その結果を(良い結果も悪い結果も全て含めて)享受するのは、ご自身(あるいはお子さん)です。
また、他人に対して接種を勧める人も、接種に反対している人も、誰も、その結果に対して責任を取ってはくれません。
明らかにわかるのは、新型コロナに関してこれだけ何もわかっていない現状で、わかったような顔をして、質問してもいないのに自分から他の人に強く接種を勧める人も、あるいは接種しないように強く勧める人も、驚くほど無責任な人だなぁ、ということだけ、です。
接種する・あるいはしないことに対して責任を取れるのは、自分自身だけですから。
「もっとしっかり考えて、調べてから、決めないとだめよ!」と言う人だって、結局はわからないことだらけの中での決断をしているわけです。
考えるための材料に乏しい現状としては、「下手な考え休むに似たり」かもしれませんね。
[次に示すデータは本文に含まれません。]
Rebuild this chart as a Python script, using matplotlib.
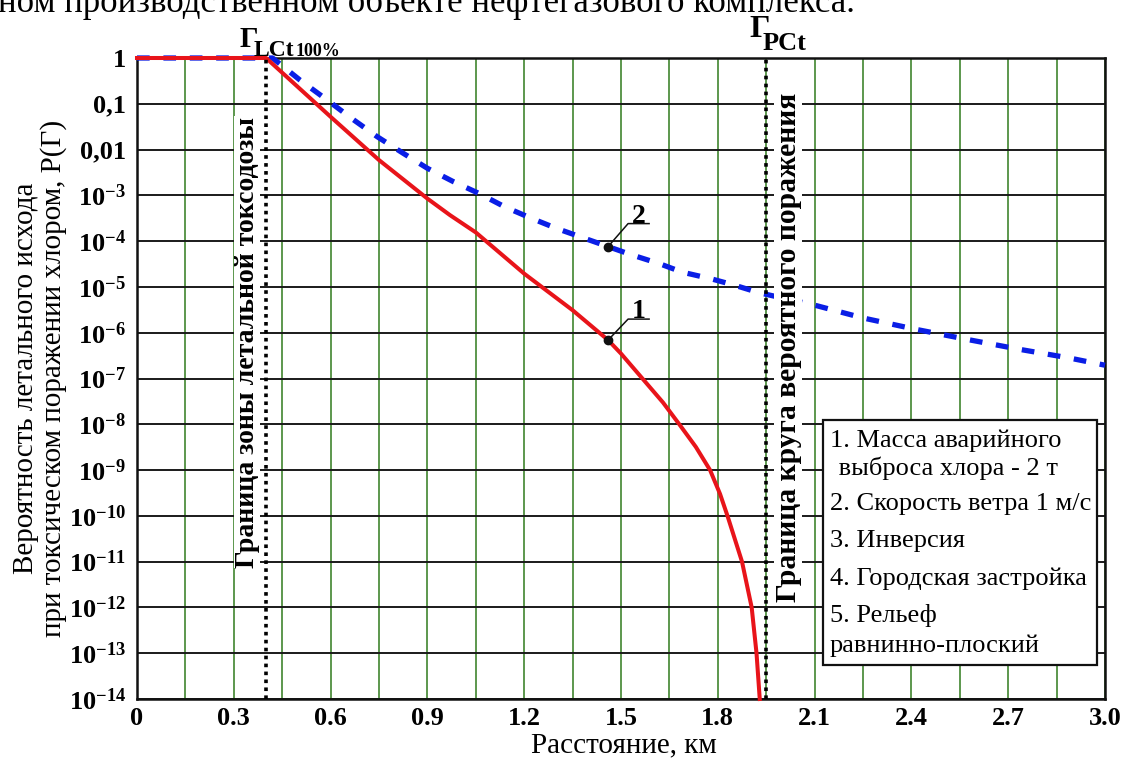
import matplotlib
matplotlib.use("Agg")
import matplotlib.pyplot as plt
import matplotlib.transforms as mtransforms
from matplotlib.patches import Rectangle
from matplotlib.ticker import MultipleLocator, NullFormatter

plt.rcParams["font.family"] = ["Liberation Serif", "DejaVu Serif"]
plt.rcParams["mathtext.fontset"] = "custom"
plt.rcParams["mathtext.rm"] = "Liberation Serif"
plt.rcParams["mathtext.bf"] = "Liberation Serif:bold"
plt.rcParams["mathtext.it"] = "Liberation Serif:italic"

# Curve 1: probability of lethal outcome, 2 t chlorine release (solid red)
dist_mass = [0.0, 0.40, 0.60, 0.75, 0.90, 0.97, 1.05, 1.20, 1.35, 1.46, 1.50,
             1.63, 1.683, 1.732, 1.776, 1.807, 1.83, 1.875, 1.905, 1.92, 1.93]
prob_mass = [1.0, 1.0, 5.2e-2, 5.9e-3, 8.5e-4, 3.7e-4, 1.55e-4, 1.95e-5, 3.1e-6,
             6.9e-7, 3.5e-7, 3.0e-8, 9.5e-9, 3.2e-9, 1.0e-9, 3.0e-10, 1.0e-10,
             1.0e-11, 1.0e-12, 1.0e-13, 1.0e-14]

# Curve 2: wind speed 1 m/s (dashed blue)
dist_wind = [0.0, 0.42, 0.505, 0.59, 0.665, 0.745, 0.825, 0.90, 0.98, 1.06, 1.14,
             1.22, 1.30, 1.38, 1.46, 1.53, 1.62, 1.69, 1.78, 1.85, 1.93, 2.10,
             2.25, 2.41, 2.57, 2.73, 2.89, 3.00]
prob_wind = [1.0, 1.0, 0.33, 0.12, 4.8e-2, 1.9e-2, 8.3e-3, 3.9e-3, 2.0e-3, 1.1e-3,
             5.6e-4, 3.2e-4, 1.9e-4, 1.2e-4, 7.6e-5, 5.1e-5, 3.2e-5, 2.1e-5,
             1.5e-5, 1.1e-5, 7.4e-6, 4.0e-6, 2.1e-6, 1.2e-6, 7.2e-7, 4.4e-7,
             2.8e-7, 1.95e-7]

# Boundaries, km
lethal_boundary_km = 0.40
probable_boundary_km = 1.95

# Labelled points on the curves
marker_dist = [1.46, 1.46]
marker_prob = [6.9e-7, 7.6e-5]
marker_names = ["1", "2"]

x_ticks = [0.0, 0.3, 0.6, 0.9, 1.2, 1.5, 1.8, 2.1, 2.4, 2.7, 3.0]
x_tick_labels = ["0", "0.3", "0.6", "0.9", "1.2", "1.5", "1.8", "2.1", "2.4", "2.7", "3.0"]
y_ticks = [10.0 ** -k for k in range(0, 15)]
y_tick_labels = ["1", "0,1", "0,01"] + [r"$\mathbf{10^{-%d}}$" % k for k in range(3, 15)]

conditions = [
    "1. Масса аварийного",
    " выброса хлора - 2 т",
    "2. Скорость ветра 1 м/с",
    "3. Инверсия",
    "4. Городская застройка",
    "5. Рельеф",
    "равнинно-плоский",
]

W, H = 1122, 763
fig = plt.figure(figsize=(W / 100, H / 100), dpi=100)


def fx(px):
    return px / W


def fy(py):
    return 1 - py / H


L, R, T, B = 137, 1105, 58, 699
ax = fig.add_axes([fx(L), fy(B), fx(R) - fx(L), fy(T) - fy(B)])
ax.set_yscale("log")

# grid: green verticals every 0.15 km, black horizontals every decade
ax.xaxis.set_minor_locator(MultipleLocator(0.15))
ax.xaxis.set_minor_formatter(NullFormatter())
ax.grid(axis="x", which="both", color="#4f8f3f", lw=1.3, zorder=0)
ax.grid(axis="y", which="major", color="#1a1a1a", lw=1.4, zorder=0)
ax.set_axisbelow(True)

ax.plot(dist_wind, prob_wind, color="#0a1ee6", lw=3.8, ls=(0, (2.4, 2.6)),
        dash_capstyle="butt", zorder=3, clip_on=False)
ax.plot(dist_mass, prob_mass, color="#e8141a", lw=2.9, zorder=4, clip_on=False)

for xb in (lethal_boundary_km, probable_boundary_km):
    ax.axvline(xb, color="black", lw=2.6, ls=(0, (1, 1.2)), dash_capstyle="butt",
               zorder=5)

ax.set_xlim(0, 3.0)
ax.set_ylim(1e-14, 1.0)
ax.set_xticks(x_ticks, x_tick_labels, fontsize=19, fontweight="bold")
ax.set_yticks(y_ticks, y_tick_labels, fontsize=19, fontweight="bold")
ax.yaxis.set_minor_formatter(NullFormatter())
ax.tick_params(axis="both", which="both", length=0)
ax.tick_params(axis="y", pad=8)
ax.tick_params(axis="x", pad=6)
for s in ax.spines.values():
    s.set_linewidth(1.8)
    s.set_color("#111111")

# markers with leader lines and numbers
ax.plot(marker_dist, marker_prob, "o", color="#111111", ms=6, zorder=6)
for x, p, name in zip(marker_dist, marker_prob, marker_names):
    rise = 0.21 if name == "1" else 0.23
    trans = fig.dpi_scale_trans + mtransforms.ScaledTranslation(x, p, ax.transData)
    ax.plot([0, 0.20, 0.41], [0, rise, rise], transform=trans, color="#111111",
            lw=1.1, zorder=6)
    ax.text(0.31, rise + 0.01, name, transform=trans, ha="center", va="baseline",
            fontsize=20, fontweight="bold", zorder=6)

# vertical boundary captions
fig.text(fx(247), fy(342), "Граница зоны летальной токсодозы", rotation=90,
         ha="center", va="center", fontsize=20, fontweight="bold",
         bbox=dict(facecolor="white", edgecolor="none", pad=0.5), zorder=7)
fig.text(fx(788), fy(347), "Граница круга вероятного поражения", rotation=90,
         ha="center", va="center", fontsize=21.3, fontweight="bold",
         bbox=dict(facecolor="white", edgecolor="none", pad=0.5), zorder=7)

# boundary symbols above the plot
fig.text(fx(240), fy(47), "Г", fontsize=21, fontweight="bold", va="baseline")
fig.text(fx(254), fy(56), "LCt", fontsize=17, fontweight="bold", va="baseline")
fig.text(fx(296), fy(56), "100%", fontsize=13, fontweight="bold", va="baseline")
fig.text(fx(749), fy(37), "Г", fontsize=23, fontweight="bold", va="baseline")
fig.text(fx(763), fy(50), "PCt", fontsize=19, fontweight="bold", va="baseline")

# conditions box
bx0, bx1, by0, by1 = 823, 1097, 420, 665
box = Rectangle((fx(bx0), fy(by1)), fx(bx1) - fx(bx0), fy(by0) - fy(by1),
                transform=fig.transFigure, facecolor="white", edgecolor="#111111",
                lw=1.6, zorder=8)
fig.add_artist(box)
baselines = [447, 475, 510, 547, 585, 622, 652]
for line, yb in zip(conditions, baselines):
    x0 = 830 if not line.startswith(" ") else 832
    fig.text(fx(x0), fy(yb), line, fontsize=19, va="baseline", ha="left", zorder=9)

# axis titles
fig.text(fx(624), fy(745), "Расстояние, км", fontsize=21, ha="center", va="center")
fig.text(fx(40), fy(378),
         "Вероятность летального исхода\nпри токсическом поражении хлором, Р(Г)",
         rotation=90, ha="center", va="center", fontsize=21, linespacing=1.05,
         multialignment="center")

# running text line of the page, cut by the top edge
fig.text(fx(-2), fy(12), "ном производственном объекте нефтегазового комплекса.",
         fontsize=25, ha="left", va="baseline")

fig.savefig("out.png", dpi=100)
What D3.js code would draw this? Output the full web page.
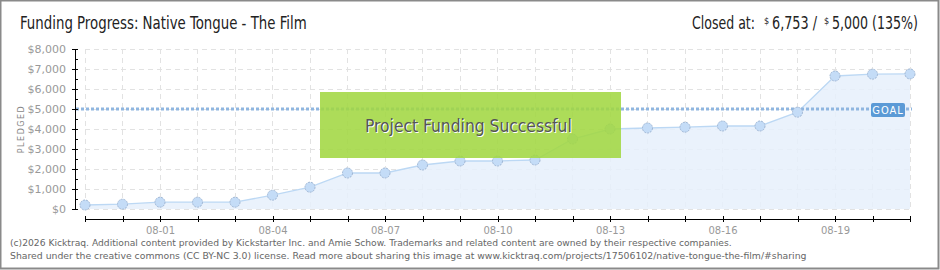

私自身の、あくまでも「現時点での個人的な印象」としては、
・概ね60歳以上ぐらいの年齢の方は、ぜひ接種した方が良い。短期的な重症化を減らすだけでも大きなメリットです。
・40代~50代ぐらいは、多分接種した方が良いような気がする
・20~30代はかなり微妙・・・
 重篤な基礎疾患がある人は感染した時に重症化するリスクが高いから接種した方が良い気がするけど健康な人は様子見が良いかな?
 感染リスクの大きい仕事かどうかなど、生活環境にもよるかな。
・10代あるいはそれ以下は、もう少し長期のリスクと効果がはっきりするまで接種しない方が良い。
 「わからない」ことが多いのがリスクとして大きすぎる。
という印象を持っています。くどいですが、あくまでも現時点では、です。
特に小児(中学生以下)への接種に関しては、接種するリスクの方が明らかに大きいと、現時点で私は考えています。
あくまで私個人の「印象」であり、しかも現時点では、という条件付きです。参考程度にしてください。
どの年代の方に対しても、強く接種を勧めることも、強く接種を控えるように勧めることも、しません。
だって何度も書くように、「まだほとんど何もわからない」ですから。
何が最良の選択だったかは、後世の歴史が証明してくれることでしょう。

長文失礼しました。


なお、現時点で、当院では新型コロナワクチン接種を行う予定はありません。
ただし新しいことがわかったり社会情勢の変化などによって、突然予定がかわる可能性はありますので、その場合はこのホームページ・ブログや院内掲示などで随時、情報発信していきます。